La poésie orchestrale laisse place à l’extravagance libertaire de 3SOMESISTERS, distillant une science du show unique en son (trans)genre et faisant preuve d’une maîtrise de la scène épatante, pleine de vie et de créativité. Jouant avec un light show et une disposition intelligente et évolutive, les cachant dans la pénombre et les dévoilant les uns après les autres en ouverture du set, le dynamisme qui s’opère sur scène retient l’attention des festivaliers présents. Le point fort du projet reste les irrésistibles polyphonies de Sophie, Florent et Bastien, parfaitement unies ou enchaînées et déchaînées l’une après l’autre, jubilatoires s’unissant avec délice, ivresse et impertinence aux percussions sauvages d’Anthony. Une certitude : l’univers de 3SOMESISTERS est bel et bien raffiné et, comme une robe de grand couturier, tombe toujours parfaitement juste.
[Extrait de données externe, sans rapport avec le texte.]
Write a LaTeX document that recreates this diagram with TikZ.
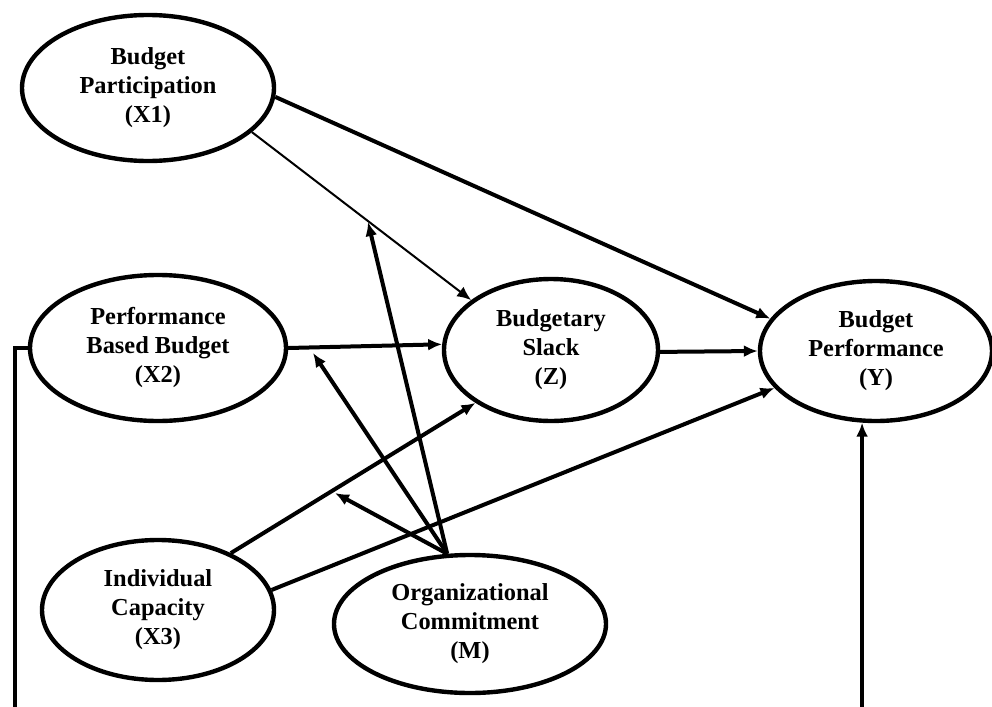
\documentclass[tikz,border=0pt]{standalone}
\usepackage{fontspec}
\setmainfont{Liberation Serif}
\usetikzlibrary{shapes.geometric,arrows.meta}
\begin{document}
\begin{tikzpicture}[x=0.5pt,y=-0.5pt,
  var/.style={ellipse,draw,line width=2.2pt,inner sep=0pt,align=center,
    font=\bfseries\fontsize{12.2}{14.5}\selectfont},
  effect/.style={line width=2pt,-{Latex[length=7pt,width=6pt]}},
  thineffect/.style={line width=1pt,-{Latex[length=7pt,width=6pt]}},
  bracket/.style={line width=1.6pt,-{Latex[length=7pt,width=6pt]}}]
\fill[white] (0,0) rectangle (992,707);
\useasboundingbox (0,0) rectangle (992,707);

\node[var,minimum width=126pt,minimum height=73pt] (X1) at (148,88) {Budget\\Participation\\(X1)};
\node[var,minimum width=128pt,minimum height=73pt] (X2) at (158,348) {Performance\\Based Budget\\(X2)};
\node[var,minimum width=107pt,minimum height=71pt] (Z) at (551,350) {Budgetary\\Slack\\(Z)};
\node[var,minimum width=116pt,minimum height=70pt] (Y) at (876,351) {Budget\\Performance\\(Y)};
\node[var,minimum width=116pt,minimum height=70pt] (X3) at (158,610) {Individual\\Capacity\\(X3)};
\node[var,minimum width=136pt,minimum height=69pt] (M) at (470,624) {Organizational\\Commitment\\(M)};

\coordinate (t1) at (368,222);
\coordinate (t2) at (313,353);
\coordinate (t3) at (335,493);
\coordinate (bl) at (15,712);

\draw[effect] (X1.-4) -- (Y.163);
\draw[thineffect] (X1.-23) -- (Z.148);
\draw[effect] (X2.0) -- (Z.177);
\draw[effect] (Z.-1) -- (Y.180);
\draw[effect] (X3.38) -- (Z.215);
\draw[effect] (X3.10) -- (Y.200);
\draw[effect] (M.108) -- (t1);
\draw[effect] (M.108) -- (t2);
\draw[effect] (M.108) -- (t3);
\draw[bracket] (X2.west) -| (bl) -| (Y.259);
\end{tikzpicture}
\end{document}
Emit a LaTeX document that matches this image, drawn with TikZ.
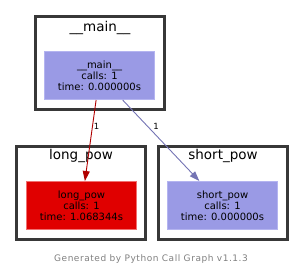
\documentclass[tikz,border=0pt]{standalone}
\usepackage{fontspec}
\setmainfont{DejaVu Sans}
\newfontfamily\piefont[LetterSpace=6]{DejaVu Sans}
\usetikzlibrary{arrows.meta}
\definecolor{marco}{HTML}{383838}
\definecolor{lila}{HTML}{9A9AE5}
\definecolor{lilaborde}{HTML}{B4B4F0}
\definecolor{rojo}{HTML}{E00000}
\definecolor{rojoborde}{HTML}{F07070}
\definecolor{flecharoja}{HTML}{B00000}
\definecolor{flechalila}{HTML}{7474B4}
\tikzset{
    grupo/.style={draw=marco, line width=3pt, minimum width=129pt, minimum height=93pt, inner sep=0pt},
    titulo/.style={font=\fontsize{13.5}{15}\selectfont},
    funcion/.style={minimum width=110pt, minimum height=48pt, inner sep=0pt, line width=1pt, align=center, font=\fontsize{10}{11}\selectfont},
    llamada/.style={line width=0.9pt, -{Triangle[length=10pt,width=7pt]}},
    cuenta/.style={font=\fontsize{8.5}{9}\selectfont, right, inner sep=1pt}
}
\begin{document}
\begin{tikzpicture}[x=1pt, y=-1pt]
        \useasboundingbox (0,0) rectangle (304,277);
        
        % Grupos
        \node[grupo] (gmain) at (100,63) {};
        \node[grupo] (glong) at (81,192.5) {};
        \node[grupo] (gshort) at (223,192.5) {};
        \node[titulo] (tmain) at (100,28) {\_\_main\_\_};
        \node[titulo] (tlong) at (81,156) {long\_pow};
        \node[titulo] (tshort) at (223,156) {short\_pow};
        
        % Funciones
        \node[funcion, fill=lila, draw=lilaborde] (fmain) at (99.5,75.5) {\_\_main\_\_\\calls: 1\\time: 0.000000s};
        \node[funcion, fill=rojo, draw=rojoborde] (flong) at (81.5,205.5) {long\_pow\\calls: 1\\time: 1.068344s};
        \node[funcion, fill=lila, draw=lilaborde] (fshort) at (222.5,205.5) {short\_pow\\calls: 1\\time: 0.000000s};
        
        % Llamadas
        \draw[llamada, flecharoja] (fmain) -- node[cuenta, pos=0.33, text=black] {1} (flong);
        \draw[llamada, flechalila] (fmain) -- node[cuenta, pos=0.33, text=black, xshift=4pt] {1} (fshort);
        
        \node[text=gray, font=\piefont\fontsize{9}{10}\selectfont] (pie) at (151,259) {Generated by Python Call Graph v1.1.3};
\end{tikzpicture}
\end{document}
Complètement décomplexé et follement transcendé, le quatuor parisien est définitivement l’une des plus incroyables révélations de cette 37e édition.

Crédit : Fred Lombard

On écourtera, sans le moindre regret, notre présence devant le show inégal de la jeune rappeuse londonienne Georgia (qui ne restera pas « on my mind »), pour finir la soirée en bonne compagnie : celle de l’époustouflante (et le mot est faible) Queen Kwong, à l’origine d’un show démentiel qui restera très longtemps gravé dans nos mémoires de festivaliers. La showrunneuse américaine à la longue chevelure violette brûle les kilomètres sur scène comme on a rarement vu, et consume les émotions à une vitesse complètement ahurissante. Accompagnée des musiciens émérites de Limp Bizkit et de Marilyn Manson, au jeu noisy/grunge et à la présence scénique remarquables, l’infatigable Carré Calloway va pousser le public rennais dans ses derniers retranchements pour faire surgir la bête qui surgit en chacun de nous. Un énorme show à l’américaine : généreux, écrasant et violemment jouissif, une gigantesque déflagration d’un rock furieux et incendiaire. On comprend d’autant mieux pourquoi Trent Reznor en a fait sa protégée.